# WORK TO BE COMPLETED
Copy exactly the lines from the start of the material through the line with "const yTicks = [0, 20, 40, 60, 80, 100, 120];". Pictures stay out of the copy.

** begin **

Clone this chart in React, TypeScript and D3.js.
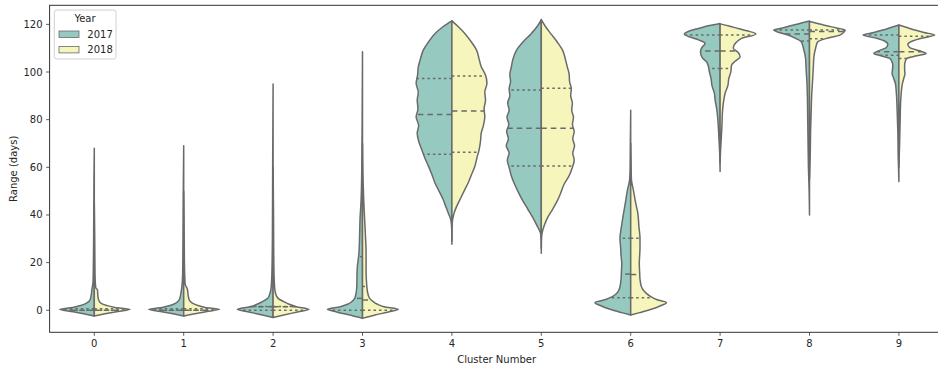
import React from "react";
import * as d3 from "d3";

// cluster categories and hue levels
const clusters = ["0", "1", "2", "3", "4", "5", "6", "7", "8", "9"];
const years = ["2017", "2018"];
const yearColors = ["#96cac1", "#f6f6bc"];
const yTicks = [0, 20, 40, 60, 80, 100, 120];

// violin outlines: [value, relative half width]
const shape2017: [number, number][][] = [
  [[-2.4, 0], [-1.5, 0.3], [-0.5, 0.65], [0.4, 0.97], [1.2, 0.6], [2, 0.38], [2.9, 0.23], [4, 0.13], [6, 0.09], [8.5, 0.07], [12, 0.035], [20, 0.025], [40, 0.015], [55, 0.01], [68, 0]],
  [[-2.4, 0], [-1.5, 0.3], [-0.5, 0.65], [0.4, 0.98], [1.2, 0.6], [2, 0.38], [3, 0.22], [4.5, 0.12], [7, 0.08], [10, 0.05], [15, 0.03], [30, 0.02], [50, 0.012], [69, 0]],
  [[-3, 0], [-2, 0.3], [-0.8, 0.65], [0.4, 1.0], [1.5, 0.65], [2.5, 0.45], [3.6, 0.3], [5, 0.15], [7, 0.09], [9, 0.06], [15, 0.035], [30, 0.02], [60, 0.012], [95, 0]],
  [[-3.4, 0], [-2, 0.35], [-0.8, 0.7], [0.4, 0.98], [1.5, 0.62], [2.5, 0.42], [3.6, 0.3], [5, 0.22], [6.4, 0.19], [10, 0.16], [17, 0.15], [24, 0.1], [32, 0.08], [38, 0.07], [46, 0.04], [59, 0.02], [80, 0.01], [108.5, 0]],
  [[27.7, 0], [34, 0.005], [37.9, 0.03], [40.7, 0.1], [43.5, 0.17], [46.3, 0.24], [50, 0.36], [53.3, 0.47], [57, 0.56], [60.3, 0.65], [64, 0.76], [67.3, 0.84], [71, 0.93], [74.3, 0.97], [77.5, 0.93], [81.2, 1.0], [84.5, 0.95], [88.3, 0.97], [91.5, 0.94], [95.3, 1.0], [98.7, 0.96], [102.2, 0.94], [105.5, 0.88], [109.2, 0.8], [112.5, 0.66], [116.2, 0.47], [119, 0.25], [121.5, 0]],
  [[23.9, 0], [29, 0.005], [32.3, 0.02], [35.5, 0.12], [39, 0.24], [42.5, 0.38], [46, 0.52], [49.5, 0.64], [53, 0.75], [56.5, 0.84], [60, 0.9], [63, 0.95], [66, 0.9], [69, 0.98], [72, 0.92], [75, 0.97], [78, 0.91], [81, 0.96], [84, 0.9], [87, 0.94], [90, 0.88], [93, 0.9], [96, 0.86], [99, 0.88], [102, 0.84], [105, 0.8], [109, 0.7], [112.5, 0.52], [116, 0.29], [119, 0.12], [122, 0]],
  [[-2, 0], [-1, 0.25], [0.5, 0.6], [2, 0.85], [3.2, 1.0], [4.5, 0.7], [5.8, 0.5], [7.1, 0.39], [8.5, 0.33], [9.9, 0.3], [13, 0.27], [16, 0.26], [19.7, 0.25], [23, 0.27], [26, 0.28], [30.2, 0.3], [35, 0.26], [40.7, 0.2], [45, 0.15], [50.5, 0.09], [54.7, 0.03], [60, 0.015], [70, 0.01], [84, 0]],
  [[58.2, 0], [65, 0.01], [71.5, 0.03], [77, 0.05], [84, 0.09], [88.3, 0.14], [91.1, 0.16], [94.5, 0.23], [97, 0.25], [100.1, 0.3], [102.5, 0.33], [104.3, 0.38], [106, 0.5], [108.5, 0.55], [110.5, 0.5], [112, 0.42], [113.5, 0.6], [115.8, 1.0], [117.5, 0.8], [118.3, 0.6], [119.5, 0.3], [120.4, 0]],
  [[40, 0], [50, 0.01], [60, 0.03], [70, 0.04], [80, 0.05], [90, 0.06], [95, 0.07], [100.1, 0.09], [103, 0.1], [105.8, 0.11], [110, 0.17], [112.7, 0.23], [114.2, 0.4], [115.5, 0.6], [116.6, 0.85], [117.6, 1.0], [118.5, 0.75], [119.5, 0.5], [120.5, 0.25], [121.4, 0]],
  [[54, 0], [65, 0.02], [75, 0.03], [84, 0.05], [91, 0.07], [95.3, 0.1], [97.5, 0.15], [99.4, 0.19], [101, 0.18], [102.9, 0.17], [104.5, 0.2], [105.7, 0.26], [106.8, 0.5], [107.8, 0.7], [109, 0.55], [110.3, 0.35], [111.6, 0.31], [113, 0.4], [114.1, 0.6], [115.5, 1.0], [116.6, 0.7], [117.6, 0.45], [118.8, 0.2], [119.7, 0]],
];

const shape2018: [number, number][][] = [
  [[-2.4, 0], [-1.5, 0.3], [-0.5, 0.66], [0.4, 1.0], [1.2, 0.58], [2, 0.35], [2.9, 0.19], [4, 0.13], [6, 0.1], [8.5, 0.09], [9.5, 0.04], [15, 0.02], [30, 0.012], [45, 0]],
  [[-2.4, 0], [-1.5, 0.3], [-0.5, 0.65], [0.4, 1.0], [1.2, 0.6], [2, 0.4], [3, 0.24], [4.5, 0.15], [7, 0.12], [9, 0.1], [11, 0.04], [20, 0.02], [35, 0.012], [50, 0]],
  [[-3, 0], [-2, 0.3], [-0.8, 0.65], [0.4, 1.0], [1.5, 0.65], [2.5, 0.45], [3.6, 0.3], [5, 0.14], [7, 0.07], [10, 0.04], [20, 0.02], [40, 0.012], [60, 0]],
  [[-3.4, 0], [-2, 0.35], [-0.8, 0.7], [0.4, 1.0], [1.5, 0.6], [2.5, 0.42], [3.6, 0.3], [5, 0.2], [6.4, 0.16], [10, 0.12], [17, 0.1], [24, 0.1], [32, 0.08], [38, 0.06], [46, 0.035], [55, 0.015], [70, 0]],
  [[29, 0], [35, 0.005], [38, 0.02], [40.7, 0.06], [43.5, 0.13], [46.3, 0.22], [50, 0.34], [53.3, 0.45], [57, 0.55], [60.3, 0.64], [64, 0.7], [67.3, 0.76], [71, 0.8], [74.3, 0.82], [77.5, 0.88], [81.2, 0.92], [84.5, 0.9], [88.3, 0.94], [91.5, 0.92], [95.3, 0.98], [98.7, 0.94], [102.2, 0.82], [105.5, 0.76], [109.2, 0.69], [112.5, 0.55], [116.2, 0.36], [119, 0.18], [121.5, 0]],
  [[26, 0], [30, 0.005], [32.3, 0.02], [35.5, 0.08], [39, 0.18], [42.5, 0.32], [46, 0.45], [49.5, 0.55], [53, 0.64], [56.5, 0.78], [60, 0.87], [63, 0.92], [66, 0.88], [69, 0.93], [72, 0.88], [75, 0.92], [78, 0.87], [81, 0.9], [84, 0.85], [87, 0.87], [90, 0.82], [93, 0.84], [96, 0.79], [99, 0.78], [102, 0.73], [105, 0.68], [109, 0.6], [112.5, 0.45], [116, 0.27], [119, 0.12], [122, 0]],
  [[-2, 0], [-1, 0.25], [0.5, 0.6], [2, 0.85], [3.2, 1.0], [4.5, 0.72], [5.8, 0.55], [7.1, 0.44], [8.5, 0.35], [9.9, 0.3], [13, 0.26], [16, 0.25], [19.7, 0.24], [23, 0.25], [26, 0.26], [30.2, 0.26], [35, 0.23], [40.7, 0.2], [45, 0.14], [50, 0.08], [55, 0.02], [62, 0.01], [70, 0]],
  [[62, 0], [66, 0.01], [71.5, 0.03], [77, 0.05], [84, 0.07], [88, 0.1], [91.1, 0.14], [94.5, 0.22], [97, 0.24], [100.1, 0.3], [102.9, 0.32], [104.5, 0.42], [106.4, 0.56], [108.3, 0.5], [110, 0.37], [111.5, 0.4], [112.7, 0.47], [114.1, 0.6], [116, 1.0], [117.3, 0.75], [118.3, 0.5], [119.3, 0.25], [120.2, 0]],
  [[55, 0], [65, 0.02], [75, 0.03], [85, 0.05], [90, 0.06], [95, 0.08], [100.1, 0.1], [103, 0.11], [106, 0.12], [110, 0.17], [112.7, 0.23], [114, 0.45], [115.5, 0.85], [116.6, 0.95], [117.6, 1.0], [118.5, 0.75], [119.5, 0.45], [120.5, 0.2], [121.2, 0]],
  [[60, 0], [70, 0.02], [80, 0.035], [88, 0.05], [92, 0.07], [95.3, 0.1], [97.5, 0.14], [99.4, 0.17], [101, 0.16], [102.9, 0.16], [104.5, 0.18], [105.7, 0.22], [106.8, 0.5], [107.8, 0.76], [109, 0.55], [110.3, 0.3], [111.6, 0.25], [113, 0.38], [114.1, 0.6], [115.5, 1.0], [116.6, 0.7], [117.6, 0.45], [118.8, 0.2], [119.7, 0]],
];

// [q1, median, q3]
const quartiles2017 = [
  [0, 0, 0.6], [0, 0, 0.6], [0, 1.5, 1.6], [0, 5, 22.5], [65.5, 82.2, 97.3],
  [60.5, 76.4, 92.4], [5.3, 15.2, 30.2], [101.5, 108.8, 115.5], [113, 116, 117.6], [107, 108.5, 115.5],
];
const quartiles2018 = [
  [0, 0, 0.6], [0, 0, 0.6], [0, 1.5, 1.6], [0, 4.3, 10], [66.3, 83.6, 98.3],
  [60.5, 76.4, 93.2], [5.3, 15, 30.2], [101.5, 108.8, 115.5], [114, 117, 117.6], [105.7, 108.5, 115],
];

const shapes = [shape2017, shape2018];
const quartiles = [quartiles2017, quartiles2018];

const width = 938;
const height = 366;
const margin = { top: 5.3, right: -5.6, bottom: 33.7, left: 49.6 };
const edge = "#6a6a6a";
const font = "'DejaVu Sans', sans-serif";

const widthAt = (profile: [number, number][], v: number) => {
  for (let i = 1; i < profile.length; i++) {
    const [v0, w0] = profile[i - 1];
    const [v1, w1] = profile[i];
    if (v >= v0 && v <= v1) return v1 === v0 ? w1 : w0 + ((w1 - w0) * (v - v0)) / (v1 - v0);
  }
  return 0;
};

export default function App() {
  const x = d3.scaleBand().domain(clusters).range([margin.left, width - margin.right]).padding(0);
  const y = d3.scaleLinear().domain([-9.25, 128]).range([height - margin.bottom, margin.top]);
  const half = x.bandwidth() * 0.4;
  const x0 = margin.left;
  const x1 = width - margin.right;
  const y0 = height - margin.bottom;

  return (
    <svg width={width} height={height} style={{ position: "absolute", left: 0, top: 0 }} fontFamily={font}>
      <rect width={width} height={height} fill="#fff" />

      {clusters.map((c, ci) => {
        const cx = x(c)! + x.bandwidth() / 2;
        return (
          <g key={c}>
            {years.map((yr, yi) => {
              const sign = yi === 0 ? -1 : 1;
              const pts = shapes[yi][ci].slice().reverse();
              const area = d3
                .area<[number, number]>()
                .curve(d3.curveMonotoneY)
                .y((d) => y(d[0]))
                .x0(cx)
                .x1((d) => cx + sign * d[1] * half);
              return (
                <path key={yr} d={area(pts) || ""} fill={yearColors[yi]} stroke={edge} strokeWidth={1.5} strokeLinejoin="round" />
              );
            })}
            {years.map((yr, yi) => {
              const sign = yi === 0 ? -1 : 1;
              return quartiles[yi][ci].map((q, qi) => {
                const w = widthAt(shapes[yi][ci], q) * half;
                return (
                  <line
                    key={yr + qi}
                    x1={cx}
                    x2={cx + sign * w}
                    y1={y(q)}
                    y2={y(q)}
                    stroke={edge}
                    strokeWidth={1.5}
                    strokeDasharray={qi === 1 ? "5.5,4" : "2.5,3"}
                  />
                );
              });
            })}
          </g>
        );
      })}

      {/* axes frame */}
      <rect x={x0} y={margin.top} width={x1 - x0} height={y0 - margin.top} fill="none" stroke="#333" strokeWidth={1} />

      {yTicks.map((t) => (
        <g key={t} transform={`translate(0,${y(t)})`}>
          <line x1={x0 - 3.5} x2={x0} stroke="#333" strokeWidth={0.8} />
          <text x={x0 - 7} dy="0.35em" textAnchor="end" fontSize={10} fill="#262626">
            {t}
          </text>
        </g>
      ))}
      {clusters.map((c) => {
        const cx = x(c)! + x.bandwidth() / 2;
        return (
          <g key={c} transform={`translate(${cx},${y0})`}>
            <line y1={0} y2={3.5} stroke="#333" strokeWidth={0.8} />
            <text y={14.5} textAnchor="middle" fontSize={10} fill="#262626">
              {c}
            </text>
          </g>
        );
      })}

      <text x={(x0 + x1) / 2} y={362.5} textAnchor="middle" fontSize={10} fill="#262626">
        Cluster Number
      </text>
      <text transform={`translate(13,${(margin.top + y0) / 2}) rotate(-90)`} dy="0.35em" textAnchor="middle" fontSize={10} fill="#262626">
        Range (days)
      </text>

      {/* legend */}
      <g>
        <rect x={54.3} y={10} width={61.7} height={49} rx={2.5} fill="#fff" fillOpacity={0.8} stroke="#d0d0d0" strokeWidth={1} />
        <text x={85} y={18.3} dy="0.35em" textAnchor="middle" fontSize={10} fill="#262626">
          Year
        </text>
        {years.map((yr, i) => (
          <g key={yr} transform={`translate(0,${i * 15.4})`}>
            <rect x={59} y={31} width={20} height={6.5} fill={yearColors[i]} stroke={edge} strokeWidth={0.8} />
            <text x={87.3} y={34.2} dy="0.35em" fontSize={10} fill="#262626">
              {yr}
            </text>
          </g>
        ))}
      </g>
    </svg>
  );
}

** end **

# OUTPUT
Clone this chart in React, TypeScript and D3.js.
import React from "react";
import * as d3 from "d3";

// cluster categories and hue levels
const clusters = ["0", "1", "2", "3", "4", "5", "6", "7", "8", "9"];
const years = ["2017", "2018"];
const yearColors = ["#96cac1", "#f6f6bc"];
const yTicks = [0, 20, 40, 60, 80, 100, 120];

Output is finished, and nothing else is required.